(Supplied material):
★ ★ ★

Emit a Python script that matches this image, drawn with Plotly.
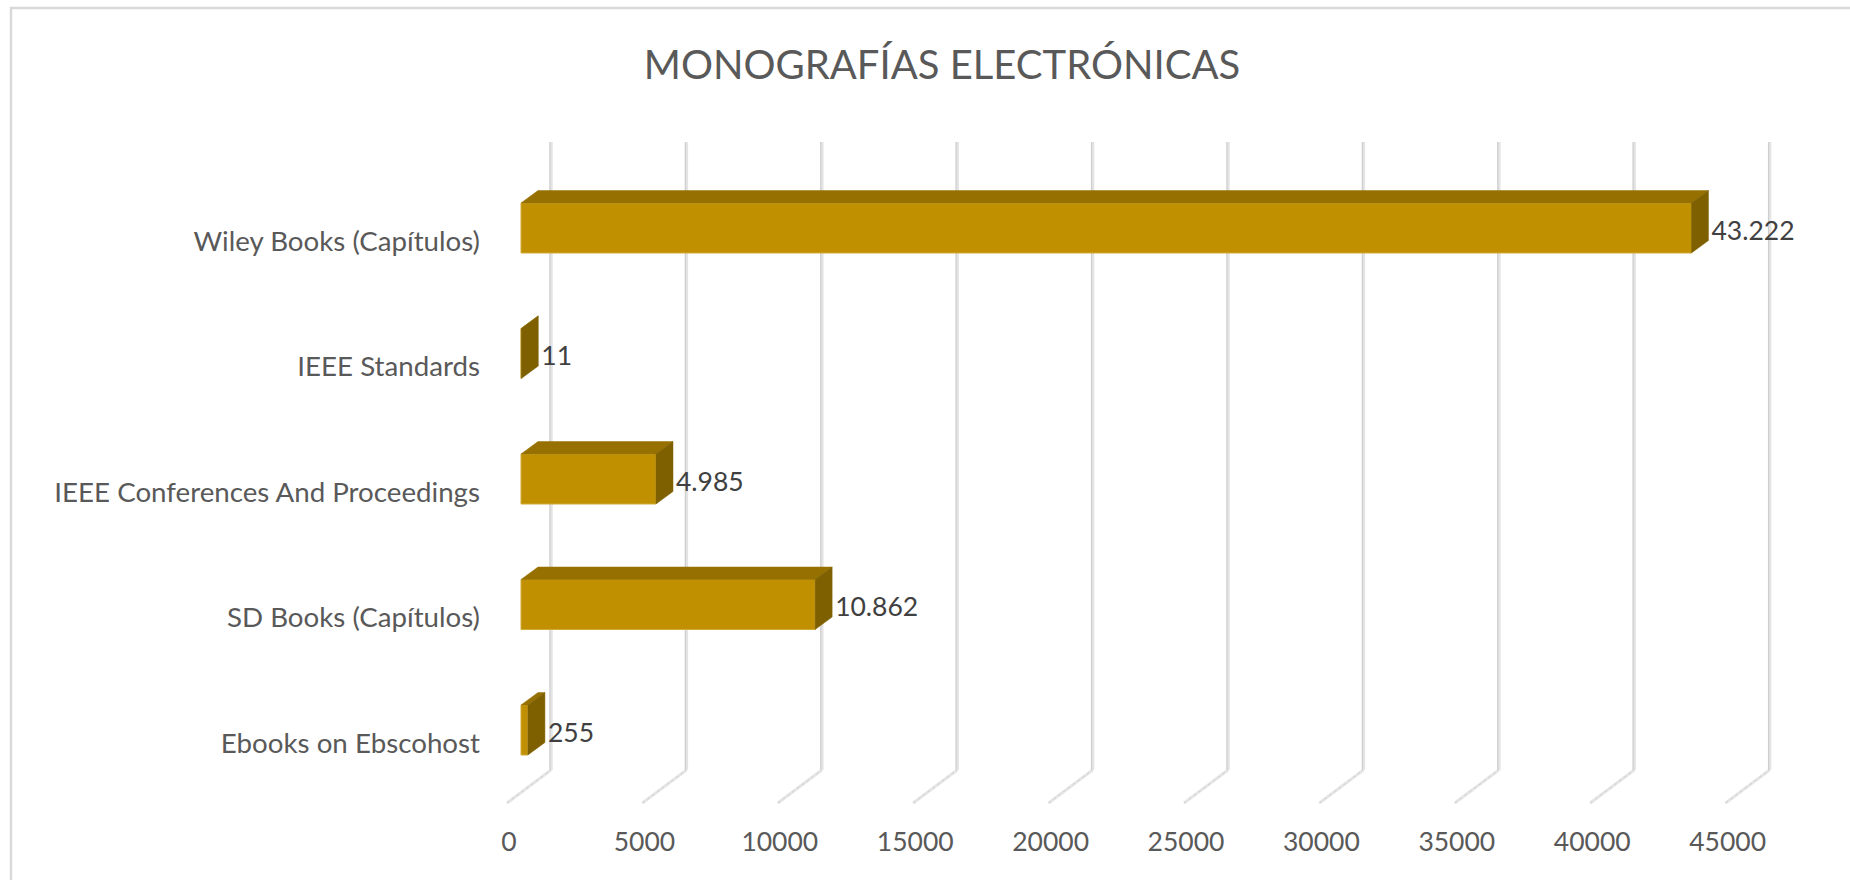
import plotly.graph_objects as go

categories = ["Ebooks on Ebscohost", "SD Books (Capítulos)", "IEEE Conferences And Proceedings", "IEEE Standards", "Wiley Books (Capítulos)"]
values = [255, 10862, 4985, 11, 43222]
value_labels = ["255", "10.862", "4.985", "11", "43.222"]
x_ticks = [0, 5000, 10000, 15000, 20000, 25000, 30000, 35000, 40000, 45000]

W, H = 1850, 880
FONT = "Lato"
# pixel geometry of the plot
PX_LEFT, PX_RIGHT, PX_TOP, PX_BOTTOM = 490, 1800, 130, 806
X0_PX = 509            # pixel of value 0 on the tick label plane
PX_PER_UNIT = 135.4 / 5000
Y0_PX = 743            # pixel of first category label
PX_PER_CAT = 125.5


def xpx(dpx):
    return dpx / PX_PER_UNIT


def ypx(p):
    return (Y0_PX - p) / PX_PER_CAT


x_range = [xpx(PX_LEFT - X0_PX), xpx(PX_RIGHT - X0_PX)]
y_range = [ypx(PX_BOTTOM), ypx(PX_TOP)]

BAR_SHIFT = xpx(521 - X0_PX)
DX, DY = xpx(17), 12.5 / PX_PER_CAT
BAR_H = 50 / PX_PER_CAT
BAR_UP = 13 / PX_PER_CAT
ypos = [i + BAR_UP for i in range(len(categories))]

fig = go.Figure()
fig.add_trace(go.Bar(
    y=ypos, x=values, base=BAR_SHIFT, orientation="h", width=BAR_H,
    marker=dict(color="#c09000", line=dict(color="#d2aa38", width=1)),
    hoverinfo="skip", showlegend=False))

top_x, top_y, side_x, side_y = [], [], [], []
for v, y in zip(values, ypos):
    x0 = BAR_SHIFT
    x1 = BAR_SHIFT + v
    yt = y + BAR_H / 2
    yb = y - BAR_H / 2
    top_x += [x0, x1, x1 + DX, x0 + DX, x0, None]
    top_y += [yt, yt, yt + DY, yt + DY, yt, None]
    side_x += [x1, x1 + DX, x1 + DX, x1, x1, None]
    side_y += [yt, yt + DY, yb + DY, yb, yt, None]

fig.add_trace(go.Scatter(x=top_x, y=top_y, mode="lines", fill="toself", fillcolor="#967000",
                         line=dict(color="#967000", width=0.5), hoverinfo="skip", showlegend=False))
fig.add_trace(go.Scatter(x=side_x, y=side_y, mode="lines", fill="toself", fillcolor="#7f6000",
                         line=dict(color="#7f6000", width=0.5), hoverinfo="skip", showlegend=False))
fig.add_trace(go.Scatter(
    x=[BAR_SHIFT + v + DX + xpx(3) for v in values],
    y=[y - 5 / PX_PER_CAT for y in ypos],
    mode="text", text=value_labels, textposition="middle right",
    textfont=dict(family=FONT, size=26.5, color="#404040"),
    hoverinfo="skip", showlegend=False))

shapes = []
for t in x_ticks:
    xf = t + xpx(507 - X0_PX)
    xb = t + xpx(551 - X0_PX)
    shapes.append(dict(type="line", layer="below", xref="x", yref="y", x0=xf, x1=xb,
                       y0=ypx(803), y1=ypx(770), line=dict(color="#e6e6e6", width=3)))
    shapes.append(dict(type="line", layer="below", xref="x", yref="y", x0=xf, x1=xb,
                       y0=ypx(803), y1=ypx(770), line=dict(color="#d0d0d0", width=1, dash="dot")))
    shapes.append(dict(type="line", layer="below", xref="x", yref="y", x0=xb, x1=xb,
                       y0=ypx(770), y1=ypx(142), line=dict(color="#e4e4e4", width=3.5)))
    shapes.append(dict(type="line", layer="below", xref="x", yref="y", x0=xb - xpx(1), x1=xb - xpx(1),
                       y0=ypx(770), y1=ypx(142), line=dict(color="#cccccc", width=1)))
# chart frame
shapes.append(dict(type="rect", layer="below", xref="paper", yref="paper",
                   x0=11 / W, x1=1 + 20 / W, y0=-0.05, y1=1 - 8 / H,
                   line=dict(color="#d9d9d9", width=2.5)))

fig.update_layout(
    width=W, height=H, margin=dict(l=0, r=0, t=0, b=0, autoexpand=False),
    paper_bgcolor="white", plot_bgcolor="rgba(0,0,0,0)",
    shapes=shapes, showlegend=False, barmode="overlay",
    title=dict(text="MONOGRAFÍAS ELECTRÓNICAS", x=942 / W, xanchor="center", y=1 - 65 / H, yanchor="middle",
               font=dict(family=FONT, size=40, color="#595959")),
    xaxis=dict(domain=[PX_LEFT / W, PX_RIGHT / W], range=x_range, tickmode="array", tickvals=x_ticks,
               ticktext=[str(t) for t in x_ticks], showgrid=False, zeroline=False, showline=False,
               ticks="", ticklabelstandoff=17, tickfont=dict(family=FONT, size=26.5, color="#595959")),
    yaxis=dict(domain=[1 - PX_BOTTOM / H, 1 - PX_TOP / H], range=y_range, tickmode="array",
               tickvals=list(range(len(categories))), ticktext=categories, showgrid=False, zeroline=False,
               showline=False, ticks="", ticklabelstandoff=9, tickfont=dict(family=FONT, size=27.7, color="#595959")),
    hovermode=False,
)

fig.write_html("out.html", config={"displayModeBar": False},
               post_script="document.body.style.margin='0';document.body.style.overflow='hidden';")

★ ★ ★

(Written instruction): Copy the material above exactly and drop the pictures.

(Final answer):
Emit a Python script that matches this image, drawn with Plotly.
import plotly.graph_objects as go

categories = ["Ebooks on Ebscohost", "SD Books (Capítulos)", "IEEE Conferences And Proceedings", "IEEE Standards", "Wiley Books (Capítulos)"]
values = [255, 10862, 4985, 11, 43222]
value_labels = ["255", "10.862", "4.985", "11", "43.222"]
x_ticks = [0, 5000, 10000, 15000, 20000, 25000, 30000, 35000, 40000, 45000]

W, H = 1850, 880
FONT = "Lato"
# pixel geometry of the plot
PX_LEFT, PX_RIGHT, PX_TOP, PX_BOTTOM = 490, 1800, 130, 806
X0_PX = 509            # pixel of value 0 on the tick label plane
PX_PER_UNIT = 135.4 / 5000
Y0_PX = 743            # pixel of first category label
PX_PER_CAT = 125.5


def xpx(dpx):
    return dpx / PX_PER_UNIT


def ypx(p):
    return (Y0_PX - p) / PX_PER_CAT


x_range = [xpx(PX_LEFT - X0_PX), xpx(PX_RIGHT - X0_PX)]
y_range = [ypx(PX_BOTTOM), ypx(PX_TOP)]

BAR_SHIFT = xpx(521 - X0_PX)
DX, DY = xpx(17), 12.5 / PX_PER_CAT
BAR_H = 50 / PX_PER_CAT
BAR_UP = 13 / PX_PER_CAT
ypos = [i + BAR_UP for i in range(len(categories))]

fig = go.Figure()
fig.add_trace(go.Bar(
    y=ypos, x=values, base=BAR_SHIFT, orientation="h", width=BAR_H,
    marker=dict(color="#c09000", line=dict(color="#d2aa38", width=1)),
    hoverinfo="skip", showlegend=False))

top_x, top_y, side_x, side_y = [], [], [], []
for v, y in zip(values, ypos):
    x0 = BAR_SHIFT
    x1 = BAR_SHIFT + v
    yt = y + BAR_H / 2
    yb = y - BAR_H / 2
    top_x += [x0, x1, x1 + DX, x0 + DX, x0, None]
    top_y += [yt, yt, yt + DY, yt + DY, yt, None]
    side_x += [x1, x1 + DX, x1 + DX, x1, x1, None]
    side_y += [yt, yt + DY, yb + DY, yb, yt, None]

fig.add_trace(go.Scatter(x=top_x, y=top_y, mode="lines", fill="toself", fillcolor="#967000",
                         line=dict(color="#967000", width=0.5), hoverinfo="skip", showlegend=False))
fig.add_trace(go.Scatter(x=side_x, y=side_y, mode="lines", fill="toself", fillcolor="#7f6000",
                         line=dict(color="#7f6000", width=0.5), hoverinfo="skip", showlegend=False))
fig.add_trace(go.Scatter(
    x=[BAR_SHIFT + v + DX + xpx(3) for v in values],
    y=[y - 5 / PX_PER_CAT for y in ypos],
    mode="text", text=value_labels, textposition="middle right",
    textfont=dict(family=FONT, size=26.5, color="#404040"),
    hoverinfo="skip", showlegend=False))

shapes = []
for t in x_ticks:
    xf = t + xpx(507 - X0_PX)
    xb = t + xpx(551 - X0_PX)
    shapes.append(dict(type="line", layer="below", xref="x", yref="y", x0=xf, x1=xb,
                       y0=ypx(803), y1=ypx(770), line=dict(color="#e6e6e6", width=3)))
    shapes.append(dict(type="line", layer="below", xref="x", yref="y", x0=xf, x1=xb,
                       y0=ypx(803), y1=ypx(770), line=dict(color="#d0d0d0", width=1, dash="dot")))
    shapes.append(dict(type="line", layer="below", xref="x", yref="y", x0=xb, x1=xb,
                       y0=ypx(770), y1=ypx(142), line=dict(color="#e4e4e4", width=3.5)))
    shapes.append(dict(type="line", layer="below", xref="x", yref="y", x0=xb - xpx(1), x1=xb - xpx(1),
                       y0=ypx(770), y1=ypx(142), line=dict(color="#cccccc", width=1)))
# chart frame
shapes.append(dict(type="rect", layer="below", xref="paper", yref="paper",
                   x0=11 / W, x1=1 + 20 / W, y0=-0.05, y1=1 - 8 / H,
                   line=dict(color="#d9d9d9", width=2.5)))

fig.update_layout(
    width=W, height=H, margin=dict(l=0, r=0, t=0, b=0, autoexpand=False),
    paper_bgcolor="white", plot_bgcolor="rgba(0,0,0,0)",
    shapes=shapes, showlegend=False, barmode="overlay",
    title=dict(text="MONOGRAFÍAS ELECTRÓNICAS", x=942 / W, xanchor="center", y=1 - 65 / H, yanchor="middle",
               font=dict(family=FONT, size=40, color="#595959")),
    xaxis=dict(domain=[PX_LEFT / W, PX_RIGHT / W], range=x_range, tickmode="array", tickvals=x_ticks,
               ticktext=[str(t) for t in x_ticks], showgrid=False, zeroline=False, showline=False,
               ticks="", ticklabelstandoff=17, tickfont=dict(family=FONT, size=26.5, color="#595959")),
    yaxis=dict(domain=[1 - PX_BOTTOM / H, 1 - PX_TOP / H], range=y_range, tickmode="array",
               tickvals=list(range(len(categories))), ticktext=categories, showgrid=False, zeroline=False,
               showline=False, ticks="", ticklabelstandoff=9, tickfont=dict(family=FONT, size=27.7, color="#595959")),
    hovermode=False,
)

fig.write_html("out.html", config={"displayModeBar": False},
               post_script="document.body.style.margin='0';document.body.style.overflow='hidden';")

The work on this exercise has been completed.